El virrey se resistió a creerlo. Había visto en Burgos una energúmena que defecó sin pausas toda una noche hasta rebosar el cuarto. Tratando de evitarle a Sierva María un destino semejante, la encomendó a sus médicos. Estos confirmaron que no tenía ningún síntoma de la rabia, y coincidieron con Abrenuncio en que ya no era probable que la contrajera. Sin embargo, nadie se creyó autorizado para dudar de que estuviera poseida por el demonio.

El obispo aprovechó la fiesta para reflexionar sobre el memorial de la abadesa y la situación final de Sierva María. Cayetano Delaura, a su vez, intentó la purificación previa al exorcismo, y se encerró a cazabe y agua en la biblioteca. No lo consiguió. Pasó noches de delirio y días en vela escribiendo versos desaforados que eran su único sedante para las ansias del cuerpo.

Algunos de esos poemas se encontraron en un legajo apenas descifrable cuando la biblioteca fue desmantelada casi un siglo después. El primero, y el único legible por completo, era el recuerdo de sí mismo a los doce años, sentado sobre su baúl de escolar bajo una tenue llovizna de primavera, en el patio empedrado del seminario de Ávila.

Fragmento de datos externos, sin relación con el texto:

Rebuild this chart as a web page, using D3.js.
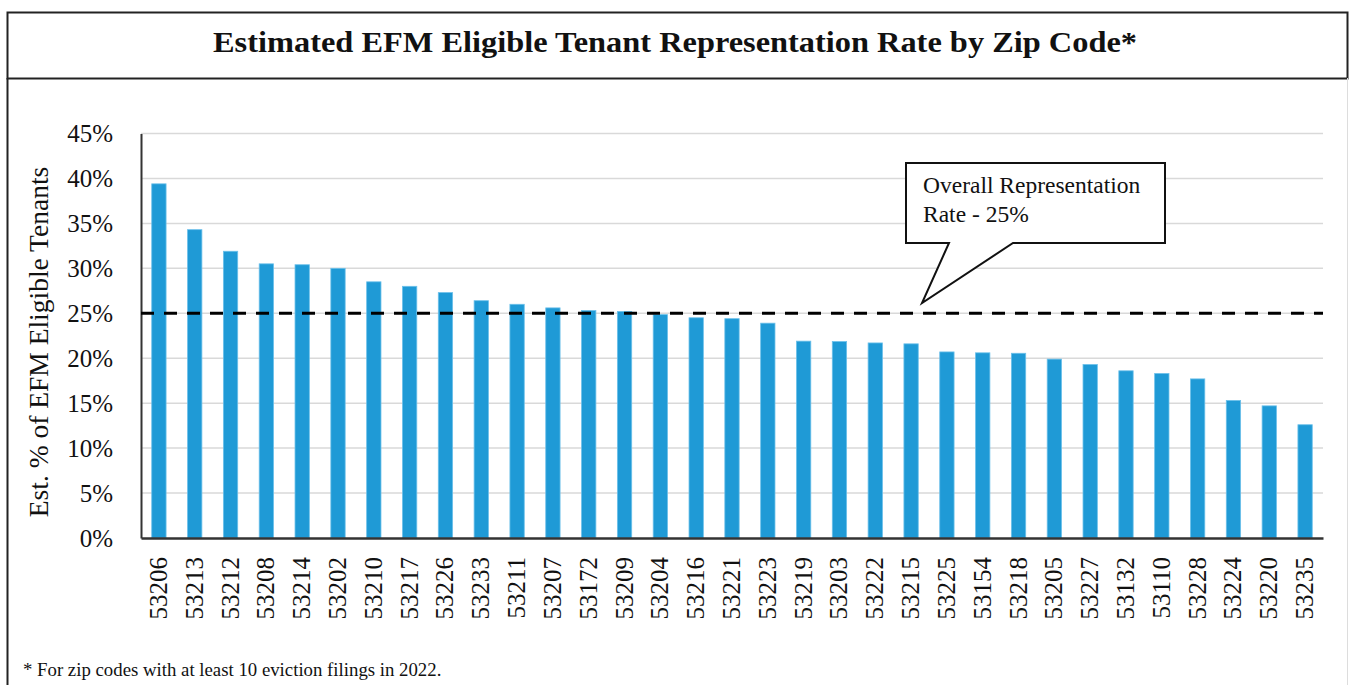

Acababa de llegar después de varios días de mula desde Toledo, con un vestido de su padre arreglado a su medida, y aquel baúl que pesaba dos veces más que él, porque su madre había puesto dentro cuanto le hiciere falta para sobrevivir con honra hasta el final del noviciado. El portero ayudó a ponerlo en el centro del patio, y allí lo abandonó a su suerte bajo la llovizna.